Excuses
Blogging

Do What We Say, Not As We Do!

By Gretel Going

September 3, 2008

Sadly but truly, we haven’t been practicing what we preach lately. But let me explain…

I’m talking about our malnourished and lonely blog here. Whereas we stand on our pulpits and spout the virtues of blogging to our clients-telling them that they must post a minimum of two to three times a week to stay current and relevant to readers-we’ve been completely neglecting our own blog. Shame on us.

We have no excuses. Actually, yes we do. A few of them:

We’re way too busy. Sure, this is the same excuse our clients give us (to which we respond, “that’s not an excuse”), but we’ve gotten to the point where, despite our daydreams of blogging and eating cupcakes day in and day out, it’s simply not humanly possible. We have very important stuff to do, like yelling at the construction workers tearing apart the building next door while we’re on the phone. Again.

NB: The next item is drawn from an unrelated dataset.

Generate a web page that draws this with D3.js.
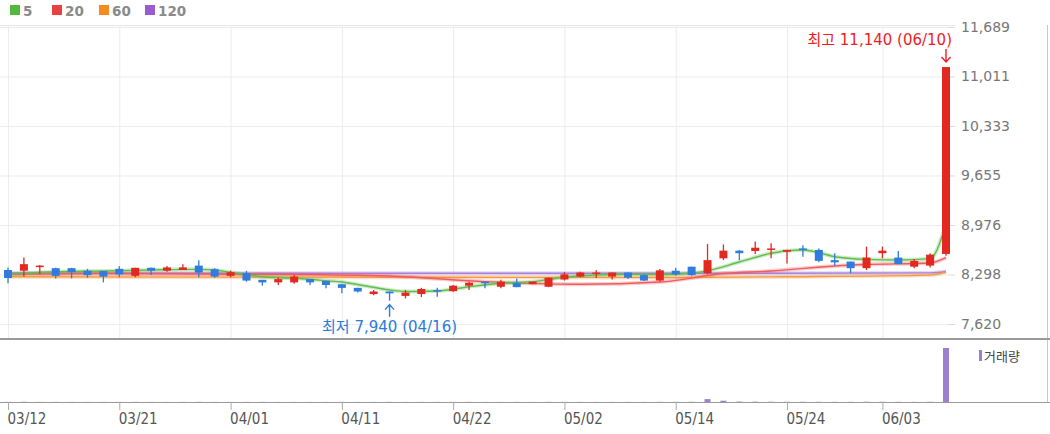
<!DOCTYPE html>
<html>
<head>
<meta charset="utf-8">
<script src="https://cdn.jsdelivr.net/npm/d3@7"></script>
<style>
    body { margin: 0; background: #fff; }
    svg { display: block; font-family: "DejaVu Sans", "Noto Sans CJK KR", sans-serif; }
</style>
</head>
<body>
<div id="chart"></div>
<script>

// trading days shown on the chart (2024)
const dates = [
    "03/12","03/13","03/14","03/15","03/18","03/19","03/20","03/21","03/22","03/25",
    "03/26","03/27","03/28","03/29","04/01","04/02","04/03","04/04","04/05","04/08",
    "04/09","04/11","04/12","04/15","04/16","04/17","04/18","04/19","04/22","04/23",
    "04/24","04/25","04/26","04/29","04/30","05/02","05/03","05/07","05/08","05/09",
    "05/10","05/13","05/14","05/16","05/17","05/20","05/21","05/22","05/23","05/24",
    "05/27","05/28","05/29","05/30","05/31","06/03","06/04","06/05","06/07","06/10"
];

const opens = [
    8360, 8350, 8400, 8385, 8385, 8350, 8345, 8375, 8280, 8390,
    8350, 8360, 8420, 8370, 8280, 8315, 8225, 8190, 8190, 8235,
    8210, 8165, 8115, 8030, 8065, 8005, 8030, 8085, 8070, 8145,
    8200, 8130, 8180, 8165, 8130, 8230, 8270, 8305, 8270, 8325,
    8290, 8215, 8350, 8405, 8315, 8520, 8625, 8620, 8635, 8610,
    8655, 8635, 8495, 8475, 8385, 8590, 8530, 8405, 8420, 8580
];
const highs = [
    8395, 8530, 8430, 8390, 8390, 8375, 8345, 8410, 8390, 8395,
    8415, 8440, 8495, 8385, 8350, 8350, 8225, 8260, 8290, 8235,
    8210, 8165, 8115, 8085, 8065, 8085, 8115, 8115, 8155, 8200,
    8200, 8225, 8245, 8200, 8255, 8330, 8335, 8355, 8325, 8325,
    8300, 8375, 8390, 8405, 8715, 8710, 8635, 8750, 8725, 8635,
    8700, 8655, 8590, 8475, 8680, 8680, 8620, 8510, 8590, 11140
];
const lows = [
    8180, 8270, 8305, 8245, 8245, 8255, 8190, 8260, 8260, 8290,
    8335, 8360, 8260, 8255, 8260, 8200, 8145, 8155, 8170, 8155,
    8110, 8040, 8050, 8015, 7940, 7970, 7990, 7995, 8060, 8085,
    8110, 8110, 8125, 8165, 8125, 8215, 8260, 8250, 8230, 8235,
    8210, 8200, 8280, 8280, 8300, 8495, 8495, 8580, 8520, 8450,
    8540, 8465, 8420, 8315, 8360, 8520, 8440, 8385, 8395, 8555
];
const closes = [
    8250, 8440, 8420, 8280, 8330, 8290, 8270, 8300, 8390, 8350,
    8395, 8395, 8325, 8270, 8330, 8215, 8190, 8235, 8270, 8190,
    8155, 8115, 8065, 8065, 8040, 8050, 8100, 8070, 8145, 8185,
    8180, 8200, 8125, 8200, 8255, 8300, 8325, 8325, 8325, 8255,
    8215, 8355, 8300, 8290, 8495, 8625, 8590, 8665, 8655, 8635,
    8635, 8485, 8465, 8385, 8530, 8625, 8440, 8485, 8570, 11140
];
const volumes = [
    62000, 95000, 48000, 51000, 40000, 37000, 44000, 39000, 58000, 35000,
    31000, 42000, 66000, 41000, 38000, 47000, 52000, 33000, 36000, 30000,
    45000, 49000, 41000, 43000, 57000, 39000, 46000, 44000, 40000, 52000,
    34000, 38000, 47000, 29000, 61000, 55000, 48000, 36000, 33000, 41000,
    37000, 72000, 64000, 85000, 1250000, 560000, 180000, 150000, 120000, 95000,
    88000, 76000, 70000, 64000, 110000, 90000, 72000, 58000, 96000, 23500000
];

// moving averages at key days
const ma5 = [
    ["03/12",8298],["03/15",8337],["03/20",8346],["03/25",8360],["03/28",8369],
    ["03/29",8360],["04/01",8328],["04/03",8268],["04/05",8246],["04/09",8213],
    ["04/11",8195],["04/12",8161],["04/16",8086],["04/17",8065],["04/19",8072],
    ["04/23",8131],["04/25",8178],["04/29",8200],["05/02",8260],["05/07",8291],
    ["05/09",8301],["05/13",8298],["05/16",8315],["05/17",8350],["05/21",8469],
    ["05/23",8589],["05/24",8624],["05/27",8634],["05/28",8597],["05/29",8542],
    ["05/31",8506],["06/04",8497],["06/07",8515],["06/10",8990]
];
const ma20 = [
    ["03/12",8301],["03/20",8312],["04/01",8301],["04/05",8298],["04/16",8278],
    ["04/24",8200],["05/03",8164],["05/13",8195],["05/20",8312],["05/23",8346],
    ["05/29",8415],["05/31",8435],["06/07",8456],["06/10",8528]
];
const ma60 = [
    ["03/12",8268],["04/01",8262],["04/22",8260],["05/14",8258],["05/24",8268],
    ["06/07",8290],["06/10",8330]
];
const ma120 = [
    ["03/12",8318],["04/01",8316],["04/22",8316],["05/14",8315],["06/07",8320],
    ["06/10",8340]
];

const yTicks = [7620, 8298, 8976, 9655, 10333, 11011, 11689];
const xTickDates = ["03/12","03/21","04/01","04/11","04/22","05/02","05/14","05/24","06/03"];

const legendItems = [
    {label: "5", color: "#52b83e"},
    {label: "20", color: "#e8413f"},
    {label: "60", color: "#f58a1f"},
    {label: "120", color: "#9a5bd0"}
];


class CandleVis {

    constructor(parentElement) {
        this.parentElement = parentElement;
        this.initVis();
    }

    initVis() {
        let vis = this;

        vis.width = 1050;
        vis.height = 434;
        vis.priceTop = 25;
        vis.priceBottom = 338;
        vis.volBottom = 402;
        vis.gridRight = 948;

        vis.svg = d3.select("#" + vis.parentElement).append("svg")
            .attr("width", vis.width)
            .attr("height", vis.height);

        vis.x = d3.scalePoint()
            .domain(dates)
            .range([8, 946]);

        vis.y = d3.scaleLinear()
            .domain([7620, 11689])
            .range([324, 27]);

        vis.yVol = d3.scaleLinear()
            .domain([0, d3.max(volumes)])
            .range([vis.volBottom, 348]);

        vis.wrangleData();
    }

    wrangleData() {
        let vis = this;

        vis.candles = dates.map((d, i) => ({
            date: d, open: opens[i], high: highs[i], low: lows[i], close: closes[i], volume: volumes[i]
        }));

        vis.maLines = [
            {data: ma120, color: "#a77fdc"},
            {data: ma60, color: "#f59a42"},
            {data: ma20, color: "#ee5d5d"},
            {data: ma5, color: "#62bd4f"}
        ];

        vis.updateVis();
    }

    updateVis() {
        let vis = this;

        // legend
        let legend = vis.svg.append("g").attr("class", "legend");
        let lx = [10, 52, 99, 145];
        legendItems.forEach((d, i) => {
            legend.append("rect")
                .attr("x", lx[i]).attr("y", 5)
                .attr("width", 10).attr("height", 10)
                .attr("fill", d.color);
            legend.append("text")
                .attr("x", lx[i] + 13).attr("y", 15.5)
                .attr("font-size", 13.5).attr("font-weight", "bold")
                .attr("fill", "#8a8a8a")
                .text(d.label);
        });

        // frame lines
        vis.svg.append("line")
            .attr("x1", 0).attr("x2", vis.gridRight + 7)
            .attr("y1", vis.priceTop + 0.5).attr("y2", vis.priceTop + 0.5)
            .attr("stroke", "#e6e6e6");
        vis.svg.append("line")
            .attr("x1", 1047.5).attr("x2", 1047.5)
            .attr("y1", vis.priceTop).attr("y2", vis.volBottom)
            .attr("stroke", "#c8c8c8");

        // horizontal grid
        vis.svg.append("g")
            .attr("class", "grid")
            .call(d3.axisLeft(vis.y).tickValues(yTicks).tickSize(-vis.gridRight).tickFormat(""))
            .call(g => g.select(".domain").remove())
            .call(g => g.selectAll("line").attr("stroke", "#ececec"));

        // vertical grid
        vis.svg.append("g")
            .attr("class", "grid")
            .attr("transform", `translate(0, ${vis.priceBottom})`)
            .call(d3.axisBottom(vis.x).tickValues(xTickDates).tickSize(-(vis.priceBottom - vis.priceTop)).tickFormat(""))
            .call(g => g.select(".domain").remove())
            .call(g => g.selectAll("line").attr("stroke", "#ececec"));

        // right price axis
        vis.svg.append("g")
            .attr("class", "y-axis")
            .attr("transform", `translate(${vis.gridRight}, 0)`)
            .call(d3.axisRight(vis.y).tickValues(yTicks).tickSize(7).tickPadding(6).tickFormat(d3.format(",")))
            .call(g => g.select(".domain").remove())
            .call(g => g.selectAll("line").attr("stroke", "#dcdcdc"))
            .call(g => g.selectAll("text").attr("font-size", 14).attr("fill", "#777")
                .attr("font-family", "DejaVu Sans"));

        // moving averages
        let line = d3.line()
            .x(d => vis.x(d[0]))
            .y(d => vis.y(d[1]))
            .curve(d3.curveMonotoneX);

        let maG = vis.svg.append("g").attr("class", "ma");
        vis.maLines.forEach(m => {
            maG.append("path")
                .attr("d", line(m.data))
                .attr("fill", "none")
                .attr("stroke", m.color)
                .attr("stroke-opacity", 0.3)
                .attr("stroke-width", 4);
            maG.append("path")
                .attr("d", line(m.data))
                .attr("fill", "none")
                .attr("stroke", m.color)
                .attr("stroke-width", 1.4);
        });

        // candles
        let color = d => d.close >= d.open ? "#e2291f" : "#2f7bde";
        let bodyW = 8;

        let candle = vis.svg.append("g").attr("class", "candles")
            .selectAll("g")
            .data(vis.candles)
            .enter()
            .append("g");

        candle.append("line")
            .attr("x1", d => vis.x(d.date)).attr("x2", d => vis.x(d.date))
            .attr("y1", d => vis.y(d.high)).attr("y2", d => vis.y(d.low))
            .attr("stroke", color)
            .attr("stroke-width", 1.3);

        candle.append("rect")
            .attr("x", d => vis.x(d.date) - bodyW / 2)
            .attr("width", bodyW)
            .attr("y", d => vis.y(Math.max(d.open, d.close)))
            .attr("height", d => Math.max(1.5, Math.abs(vis.y(d.open) - vis.y(d.close))))
            .attr("fill", color);

        // high / low annotations
        let hi = vis.candles.reduce((a, b) => b.high > a.high ? b : a);
        let lo = vis.candles.reduce((a, b) => b.low < a.low ? b : a);

        vis.svg.append("text")
            .attr("x", vis.x(hi.date) + 6)
            .attr("y", vis.y(hi.high) - 22)
            .attr("text-anchor", "end")
            .attr("font-size", 15)
            .attr("fill", "#ef1d24")
            .text(`최고 ${d3.format(",")(hi.high)} (${hi.date})`);
        let hx = vis.x(hi.date), hy = vis.y(hi.high) - 5;
        vis.svg.append("path")
            .attr("d", `M${hx},${hy - 13} L${hx},${hy} M${hx - 4.5},${hy - 5} L${hx},${hy} L${hx + 4.5},${hy - 5}`)
            .attr("fill", "none")
            .attr("stroke", "#ef1d24")
            .attr("stroke-width", 1.4);

        vis.svg.append("text")
            .attr("x", vis.x(lo.date))
            .attr("y", vis.y(lo.low) + 31)
            .attr("text-anchor", "middle")
            .attr("font-size", 15)
            .attr("fill", "#2b7bd8")
            .text(`최저 ${d3.format(",")(lo.low)} (${lo.date})`);
        let lxp = vis.x(lo.date), ly = vis.y(lo.low) + 4;
        vis.svg.append("path")
            .attr("d", `M${lxp},${ly + 12} L${lxp},${ly} M${lxp - 4.5},${ly + 5} L${lxp},${ly} L${lxp + 4.5},${ly + 5}`)
            .attr("fill", "none")
            .attr("stroke", "#2b7bd8")
            .attr("stroke-width", 1.4);

        // panel separator
        vis.svg.append("rect")
            .attr("x", 0).attr("y", vis.priceBottom)
            .attr("width", vis.width).attr("height", 2)
            .attr("fill", "#9a9a9a");

        // volume bars
        vis.svg.append("g").attr("class", "volume")
            .selectAll("rect")
            .data(vis.candles)
            .enter()
            .append("rect")
            .attr("x", d => vis.x(d.date) - 3)
            .attr("width", 6)
            .attr("y", d => vis.yVol(d.volume))
            .attr("height", d => vis.volBottom - vis.yVol(d.volume))
            .attr("fill", "#9b80cf");

        vis.svg.append("rect")
            .attr("x", 979).attr("y", 350)
            .attr("width", 3).attr("height", 11)
            .attr("fill", "#9b80cf");
        vis.svg.append("text")
            .attr("x", 984).attr("y", 361)
            .attr("font-size", 13)
            .attr("font-family", "Noto Sans CJK KR")
            .attr("fill", "#444")
            .text("거래량");

        // x axis
        vis.svg.append("g")
            .attr("class", "x-axis")
            .attr("transform", `translate(0, ${vis.volBottom})`)
            .call(d3.axisBottom(vis.x).tickValues(xTickDates).tickSize(8).tickPadding(3))
            .call(g => g.select(".domain").attr("stroke", "#9a9a9a").attr("d", `M0,0.5H${vis.width}`))
            .call(g => g.selectAll("line").attr("stroke", "#aaa"))
            .call(g => g.selectAll("text")
                .attr("text-anchor", "start")
                .attr("x", -1)
                .attr("font-size", 15)
                .attr("font-family", "DejaVu Sans Condensed")
                .attr("fill", "#555"));
    }
}

new CandleVis("chart");

</script>
</body>
</html>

Despite our better wishes, writing about PR & Marketing isn’t half as interesting as talking about ourselves on our personal blogs. Don’t get me wrong, I could talk about my job all day and often I do. But when it comes to blogging, I’d rather talk about other things. For instance, of late I’ve been reminiscing about the days of yore when I used to talk about myself incessantly on my personal blog. Since I wrote anonymously, I could say anything I wanted to. People who know me know that there’s no filter between my mouth/brain, so this was quite a fantastic forum for me. I was completely candid and, by golly, people read what I wrote because they could relate to my experiences. Also, because I put it all out there, I had a loyal following that clung onto my every word. Boy, did I feel popular and wanted. No wonder I updated daily…instant gratification!

There are restrictions to writing on a corporate blog-even if your company is as cool as ours. If there weren’t, we’d probably write a whole lot more.

Over the past few weeks, I’ve had several instances of “Oh, I should blog about that,” followed by, “Oh, I don’t keep a personal blog anymore.” These were very important topics, too. You know, like the lack of good dirty martinis in Manhattan, my upcoming vacation, how well my mom’s doing at the farmer’s market, the new restaurants I’ve discovered, the odd stench that occasionally plagues the Franklin Street stop, the fact that The Today Show put “drys up” instead of “dries up” on their weather graphic this morning, and why I think that the British show Extras is the best thing since buttered bread.

Sadly, and as much as we hate to admit it, our current and potential clients aren’t always interested in hearing about our social lives and thoughts on things other than the work-at-hand. People don’t visit marketing websites to hear the company’s political views (go, Obama!)-in fact, it’s bad form to even share those in the corporate arena. I mean, what if your prospect is voting differently than you are? This could get ugly.

So, despite the fact that the blog is a casual forum, in the corporate world you can’t get too casual. I guess you’ve gotta keep it biz-cazh, which is just not as enticing a prospect as writing on a free forum where you can be cazh-cazh.

Did I mention that we’re completely swamped? I’m sure there are a lot of other reasons we can’t write as often as we’d like, but like I said, we don’t have the time to discuss them.

Anyway, this is kind of my/our backwards apology for not posting as much as we should be. To our loyal readers (hi, Mom!): we’ll get better. We promise. And to our clients: please don’t adopt our bad habits. Forget what you read above. The reason we don’t blog as frequently as we should is because we’re working way too hard for you. And, really, that’s all you need to know.